Hoy día se dedican muchos recursos al entrenamiento de la IA y al desarrollo de modelos de aprendizaje profundo que usan algoritmos para extraer y transformar información en diferentes áreas del conocimiento. En paralelo a ello, se constata el declive del aprendizaje humano según las nuevas generaciones prescinden de la más elemental noción de curiosidad, amparándose en la tecnología para suplir pobremente sus lagunas. Es cierto que, desde Carlomagno y aquel primer augurio de modernidad pedagógica, ha progresado en gran medida la calidad de la educación y se ha ampliado el acceso al pensamiento abstracto y a la técnica a una porción importante de la población. La paradoja es que, ante la explosión reciente de recursos de aprendizaje, los humanos contemporáneos luzcamos tan desencantados con el conocimiento mismo, al punto de haber relegado su manejo a lo poshumano.

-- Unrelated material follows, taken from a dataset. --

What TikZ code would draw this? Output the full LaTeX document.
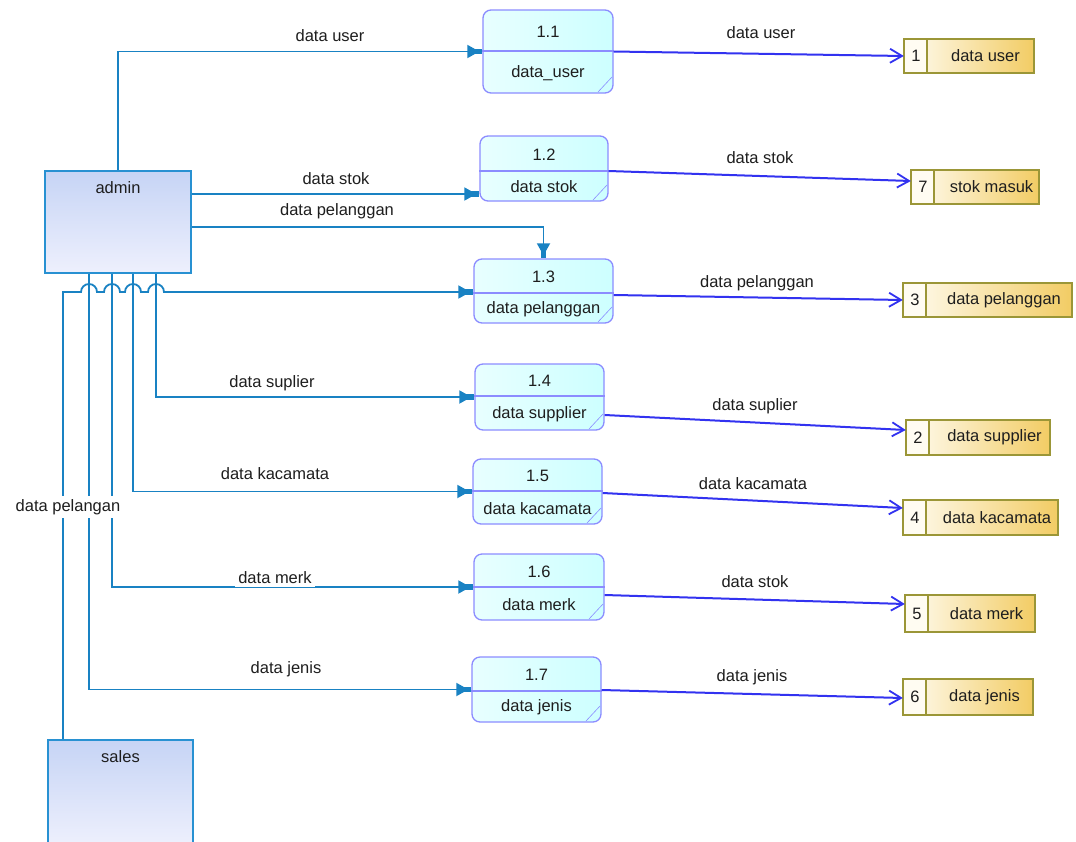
\documentclass[tikz,border=0pt]{standalone}
\usepackage{fontspec}
\setmainfont{Liberation Sans}
\usetikzlibrary{arrows.meta}
\definecolor{flowc}{RGB}{25,130,195}
\definecolor{storec}{RGB}{50,50,240}
\definecolor{procb}{RGB}{140,140,255}
\definecolor{procf}{RGB}{205,255,255}
\definecolor{procf2}{RGB}{232,255,255}
\definecolor{entb}{RGB}{40,145,210}
\definecolor{entf1}{RGB}{198,212,245}
\definecolor{entf2}{RGB}{238,240,253}
\definecolor{dsb}{RGB}{155,150,55}
\definecolor{dsf}{RGB}{242,204,100}
\definecolor{dsf0}{RGB}{255,252,242}
\definecolor{txt}{RGB}{30,30,30}
\tikzset{
  entity/.style={draw=entb, line width=1.8pt, top color=entf1, bottom color=entf2, inner sep=0pt},
  proc/.style={draw=procb, line width=1.3pt, rounded corners=8pt, left color=procf2, right color=procf, inner sep=0pt},
  procline/.style={draw=procb, line width=1.3pt},
  ds/.style={left color=dsf0, right color=dsf, inner sep=0pt},
  dsline/.style={draw=dsb, line width=1.5pt},
  flow/.style={draw=flowc, line width=1.8pt, -{Triangle[length=12pt,width=13pt,sep=-5pt] Rectangle[length=8pt,width=5.5pt]}},
  sflow/.style={draw=storec, line width=2pt, -{Straight Barb[length=12pt,width=14pt,line width=1.8pt]}},
  lbl/.style={text=txt, inner sep=3.3pt},
  wlbl/.style={text=txt, fill=white, inner sep=3.3pt}
}
\newcommand\procbox[8]{%
  \node[proc, minimum width={(#4-(#2))*1pt}, minimum height={(#5-(#3))*1pt}] (#1) at ({(#2+#4)/2},{(#3+#5)/2}) {};
  \draw[procline] (#1.west |- 0,#6) -- (#1.east |- 0,#6);
  \draw[procline, line width=0.6pt] ({#4-15},{#5-1}) -- ({#4-1},{#5-16});
  \node[lbl] (#1n) at ({(#2+#4)/2},{(#3+#6)/2+1}) {#7};
  \node[lbl] (#1l) at ({(#2+#4)/2},{(#6+#5)/2+1}) {#8};
}
\newcommand\dstore[7]{%
  \node[ds, minimum width={(#4-(#2))*1pt}, minimum height={(#5-(#3))*1pt}] (#1) at ({(#2+#4)/2},{(#3+#5)/2}) {};
  \fill[dsf0] (#2,#3) rectangle ({#2+23},#5);
  \draw[dsline] (#1.north west) rectangle (#1.south east);
  \draw[dsline] ({#2+23},#3) -- ({#2+23},#5);
  \node[lbl] (#1n) at ({#2+12},{(#3+#5)/2}) {#6};
  \node[lbl] (#1l) at ({(#2+23+#4)/2+5},{(#3+#5)/2}) {#7};
}
\begin{document}
\begin{tikzpicture}[x=1pt,y=-1pt,font=\fontsize{16.5}{19}\selectfont]
\useasboundingbox[fill=white] (0,0) rectangle (1076,841);
% entities
\node[entity, minimum width=146pt, minimum height=102pt] (admin) at (118,222) {};
\node[lbl] (adminT) at (118,188) {admin};
\node[entity, minimum width=145pt, minimum height=106pt] (sales) at (120.5,793) {};
\node[lbl] (salesT) at (120.5,757) {sales};
% processes
\procbox{p1}{483}{10}{613}{93}{51}{1.1}{data\_user}
\procbox{p2}{480}{136}{608}{201}{171}{1.2}{data stok}
\procbox{p3}{474}{259}{613}{323}{293}{1.3}{data pelanggan}
\procbox{p4}{475}{364}{604}{430}{396}{1.4}{data supplier}
\procbox{p5}{473}{459}{602}{524}{491}{1.5}{data kacamata}
\procbox{p6}{474}{554}{604}{620}{587}{1.6}{data merk}
\procbox{p7}{472}{657}{601}{722}{691}{1.7}{data jenis}
% data stores
\dstore{s1}{904}{39}{1034}{73}{1}{data user}
\dstore{s7}{911}{170}{1039}{204}{7}{stok masuk}
\dstore{s3}{903}{283}{1072}{317}{3}{data pelanggan}
\dstore{s2}{906}{420}{1050}{455}{2}{data supplier}
\dstore{s4}{903}{500}{1058}{535}{4}{data kacamata}
\dstore{s5}{905}{595}{1035}{632}{5}{data merk}
\dstore{s6}{903}{679}{1033}{715}{6}{data jenis}
% flows from admin
\draw[flow] (admin.north) |- (p1.west);
\draw[flow] (admin.east |- 0,194) -- (p2.west |- 0,194);
\draw[flow] (admin.east |- 0,227) -| (p3.north);
\draw[flow] (admin.south -| 156,0) |- (p4.west);
\draw[flow] (admin.south -| 133,0) |- (p5.west);
\draw[flow] (admin.south -| 112,0) |- (p6.west);
\draw[flow] (admin.south -| 89,0) |- (p7.west);
% flow from sales with line jumps
\draw[flow] (sales.north -| 63,0) -- (63,292) -- (81,292)
  arc[start angle=180,end angle=360,radius=8] -- (104,292)
  arc[start angle=180,end angle=360,radius=8] -- (125,292)
  arc[start angle=180,end angle=360,radius=8] -- (148,292)
  arc[start angle=180,end angle=360,radius=8] -- (p3.west |- 0,292);
% flows to data stores
\draw[sflow] (p1.east) -- (s1.west);
\draw[sflow] (p2.east |- 0,171) -- (s7.west |- 0,181);
\draw[sflow] (p3.east |- 0,295) -- (s3.west);
\draw[sflow] (p4.east |- 0,415) -- (s2.west |- 0,430);
\draw[sflow] (p5.east |- 0,493) -- (s4.west |- 0,508);
\draw[sflow] (p6.east |- 0,595) -- (s5.west |- 0,604);
\draw[sflow] (p7.east |- 0,690) -- (s6.west |- 0,698);
% labels left
\node[lbl] (l1) at (330,36) {data user};
\node[lbl] (l2) at (336,179) {data stok};
\node[lbl] (l3) at (337,211) {data pelanggan};
\node[lbl] (l4) at (272,383) {data suplier};
\node[lbl] (l5) at (275,474) {data kacamata};
\node[wlbl] (l6) at (275,578) {data merk};
\node[lbl] (l7) at (286,669) {data jenis};
\node[wlbl] (l8) at (68,507) {data pelangan};
% labels right
\node[lbl] (r1) at (761,33) {data user};
\node[lbl] (r2) at (760,158) {data stok};
\node[lbl] (r3) at (757,283) {data pelanggan};
\node[lbl] (r4) at (755,406) {data suplier};
\node[lbl] (r5) at (753,484) {data kacamata};
\node[lbl] (r6) at (755,582) {data stok};
\node[lbl] (r7) at (752,677) {data jenis};
\end{tikzpicture}
\end{document}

Los sistemas educativos de muchas naciones se resquebrajan y no logran (o no les conviene) contener el culto a la involución que la cultura industrial del simulacro ha instalado en predominancia, para beneplácito de pocos y en detrimento de casi todos. Neutralizados los estímulos de antaño para el cultivo del conocimiento entre humanos, hoy se apuesta más por estimular a las máquinas, buscando a toda costa una singularidad tecnológica con recias implicaciones. Querer enseñarles a las máquinas a ser humanas para olvidar cómo serlo nosotros es no solo absurdo sino temerario. Como máquinas de aprendizaje que somos, el hecho de fabricarlas podría potenciar nuestra cognición e impulsar nuestro desempeño, pero este modelo neglige el aprendizaje humano y se basa en la explotación de la pereza. Esterilizada la creatividad, extintas en nosotros las abejas y averiado el instinto de polinizar, seremos poco más que autómatas completando un atroz trueque de funciones.

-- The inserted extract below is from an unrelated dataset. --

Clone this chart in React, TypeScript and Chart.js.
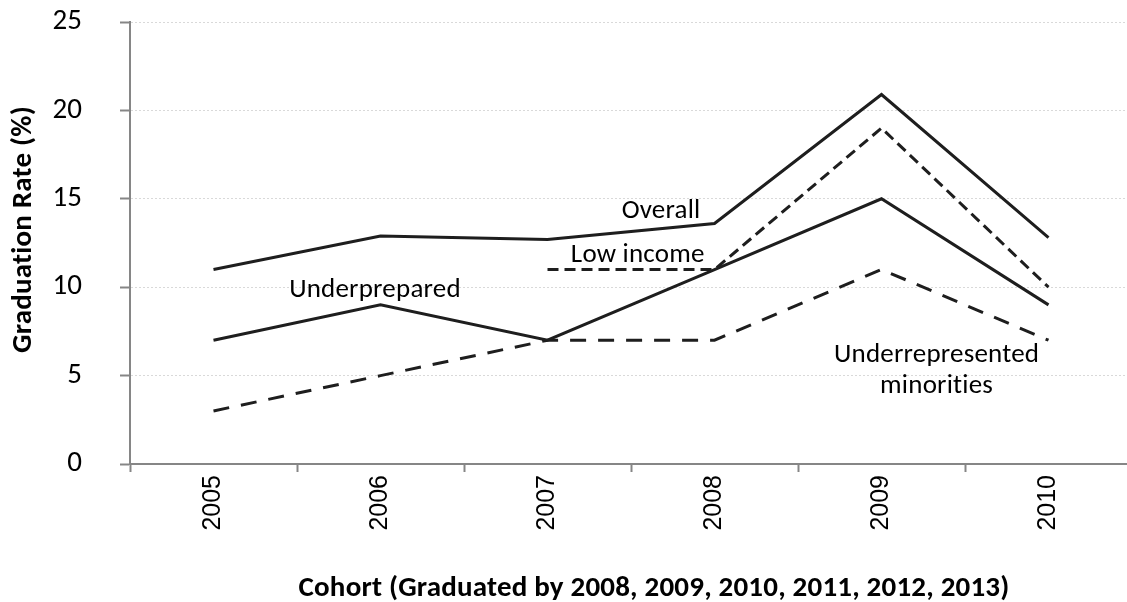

En la Segunda epístola de Pedro, se lee que el conocimiento no es alcanzable sin fe ni virtud, y que deberá enriquecerse de otros atributos para desembocar en la caridad, como esencia del amor cristiano (2 Pedro 1:5-8). Conocer algo implica una responsabilidad; a la que han de añadirse -según la epístola- las cualidades sucesivas de templanza, constancia, piedad y empatía, que construyen la caridad, y sin la cual la esterilidad y el ocio vician las vidas. Desde el surgimiento del pensamiento abstracto en nuestra prehistoria, el designio humano siempre fue la superación de sus límites; su claudicación actual no es fruto de un agotamiento implícito en su naturaleza, sino que resulta de una ingeniería sociopolítica planificada con perfidia. Si el propósito del conocimiento no yace en el amor, en el sentido ecuménico, universal y fulgurante del Evangelio, se disipa el propio impulso de conocer y se desintegran las funciones humanas naturales.